EXERCISE: Leave out the pictures and retype only the lines from the opening line to the line that holds "-67,50 Q 0,40", both ends included.

GIVEN MATERIAL:

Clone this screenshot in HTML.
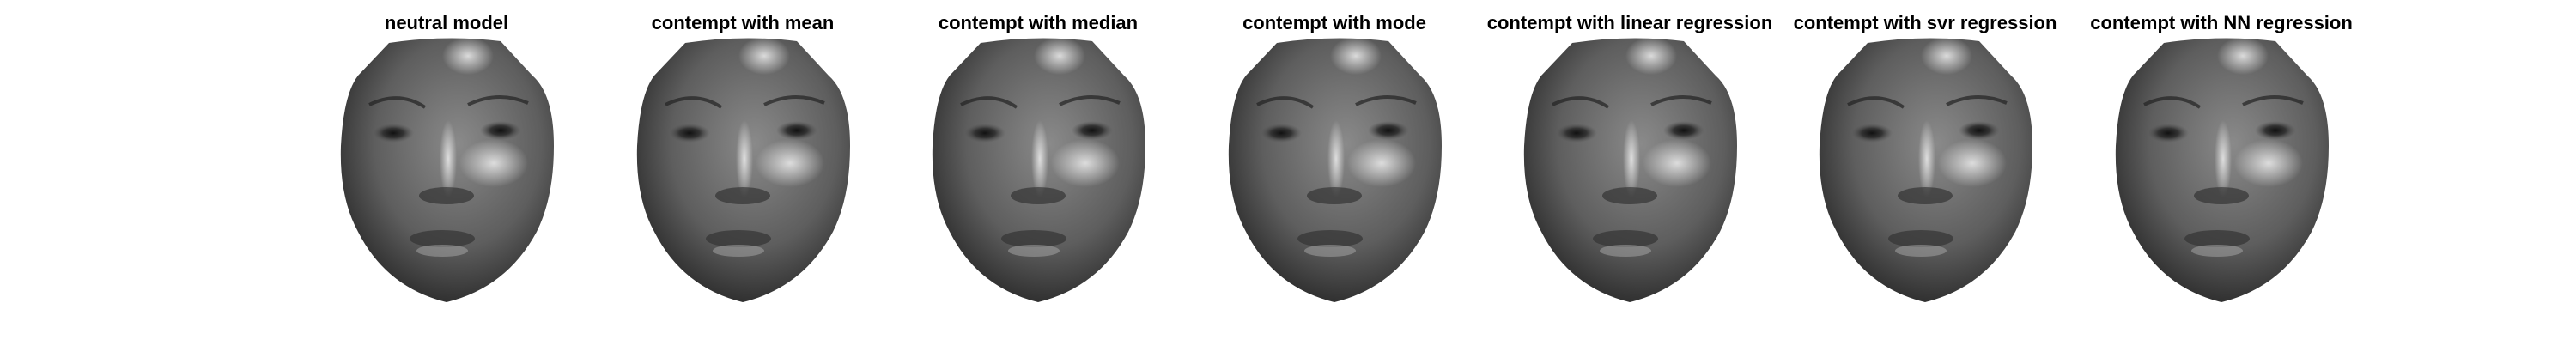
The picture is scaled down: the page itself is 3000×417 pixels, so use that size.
<!DOCTYPE html>
<html><head><meta charset="utf-8"><style>
body{margin:0;background:#fff;width:3000px;height:417px;overflow:hidden;font-family:"Liberation Sans",sans-serif}
svg{display:block}
</style></head><body>
<svg id="fig" width="3000" height="417" viewBox="0 0 3000 417">
<defs>
<radialGradient id="skin" cx="0.55" cy="0.4" r="0.65">
<stop offset="0" stop-color="#8a8a8a"/><stop offset="0.6" stop-color="#5e5e5e"/><stop offset="1" stop-color="#262626"/>
</radialGradient>
<radialGradient id="shine" cx="0.5" cy="0.5" r="0.5">
<stop offset="0" stop-color="#e8e8e8" stop-opacity="0.9"/><stop offset="1" stop-color="#e8e8e8" stop-opacity="0"/>
</radialGradient>
<radialGradient id="eye" cx="0.5" cy="0.5" r="0.5">
<stop offset="0" stop-color="#111"/><stop offset="0.5" stop-color="#333"/><stop offset="1" stop-color="#555" stop-opacity="0"/>
</radialGradient>
</defs>
</svg>
<script>
const titles=["neutral model","contempt with mean","contempt with median","contempt with mode","contempt with linear regression","contempt with svr regression","contempt with NN regression"];
const centers=[520,865,1209,1554,1898,2242,2587];
const NS="http://www.w3.org/2000/svg";
const svg=document.getElementById('fig');
function mk(tag,attrs,parent){const e=document.createElementNS(NS,tag);for(const k in attrs)e.setAttribute(k,attrs[k]);parent.appendChild(e);return e;}
titles.forEach((t,i)=>{
  const cx=centers[i];
  const g=mk('g',{transform:`translate(${cx},0)`},svg);
  
  
  const tx=mk('text',{x:0,y:34,'text-anchor':'middle','font-size':'22','font-weight':'bold',fill:'#000','font-family':'Liberation Sans, sans-serif'},g);
  tx.textContent=t;
  
  
  const face=mk('path',{d:"M -67,50 Q 0,40 63,48 L 100,88 Q 125,110 125,170 Q 125,230 105,270 Q 70,335 0,352 Q -70,335 -103,270 Q -125,230 -123,170 Q -120,110 -103,88 Z",fill:'url(#skin)'},g);
  
  
  mk('ellipse',{cx:25,cy:65,rx:30,ry:22,fill:'url(#shine)'},g);
  mk('ellipse',{cx:55,cy:190,rx:40,ry:28,fill:'url(#shine)'},g);
  mk('ellipse',{cx:2,cy:185,rx:10,ry:45,fill:'url(#shine)'},g);
  mk('path',{d:"M -90,122 Q -55,105 -25,125",stroke:'#222','stroke-width':4,fill:'none',opacity:0.7},g);
  mk('path',{d:"M 25,122 Q 60,105 95,120",stroke:'#222','stroke-width':4,fill:'none',opacity:0.7},g);
  mk('ellipse',{cx:-62,cy:155,rx:24,ry:11,fill:'url(#eye)'},g);
  mk('ellipse',{cx:63,cy:152,rx:24,ry:11,fill:'url(#eye)'},g);
  mk('ellipse',{cx:0,cy:228,rx:32,ry:10,fill:'#2a2a2a',opacity:0.6},g);
  mk('ellipse',{cx:-5,cy:278,rx:38,ry:10,fill:'#333',opacity:0.7},g);
  mk('ellipse',{cx:-5,cy:292,rx:30,ry:7,fill:'#aaa',opacity:0.5},g);
});
</script>
</body></html>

REPLY:
Clone this screenshot in HTML.
The picture is scaled down: the page itself is 3000×417 pixels, so use that size.
<!DOCTYPE html>
<html><head><meta charset="utf-8"><style>
body{margin:0;background:#fff;width:3000px;height:417px;overflow:hidden;font-family:"Liberation Sans",sans-serif}
svg{display:block}
</style></head><body>
<svg id="fig" width="3000" height="417" viewBox="0 0 3000 417">
<defs>
<radialGradient id="skin" cx="0.55" cy="0.4" r="0.65">
<stop offset="0" stop-color="#8a8a8a"/><stop offset="0.6" stop-color="#5e5e5e"/><stop offset="1" stop-color="#262626"/>
</radialGradient>
<radialGradient id="shine" cx="0.5" cy="0.5" r="0.5">
<stop offset="0" stop-color="#e8e8e8" stop-opacity="0.9"/><stop offset="1" stop-color="#e8e8e8" stop-opacity="0"/>
</radialGradient>
<radialGradient id="eye" cx="0.5" cy="0.5" r="0.5">
<stop offset="0" stop-color="#111"/><stop offset="0.5" stop-color="#333"/><stop offset="1" stop-color="#555" stop-opacity="0"/>
</radialGradient>
</defs>
</svg>
<script>
const titles=["neutral model","contempt with mean","contempt with median","contempt with mode","contempt with linear regression","contempt with svr regression","contempt with NN regression"];
const centers=[520,865,1209,1554,1898,2242,2587];
const NS="http://www.w3.org/2000/svg";
const svg=document.getElementById('fig');
function mk(tag,attrs,parent){const e=document.createElementNS(NS,tag);for(const k in attrs)e.setAttribute(k,attrs[k]);parent.appendChild(e);return e;}
titles.forEach((t,i)=>{
  const cx=centers[i];
  const g=mk('g',{transform:`translate(${cx},0)`},svg);
  
  
  const tx=mk('text',{x:0,y:34,'text-anchor':'middle','font-size':'22','font-weight':'bold',fill:'#000','font-family':'Liberation Sans, sans-serif'},g);
  tx.textContent=t;
  
  
  const face=mk('path',{d:"M -67,50 Q 0,40 63,48 L 100,88 Q 125,110 125,170 Q 125,230 105,270 Q 70,335 0,352 Q -70,335 -103,270 Q -125,230 -123,170 Q -120,110 -103,88 Z",fill:'url(#skin)'},g);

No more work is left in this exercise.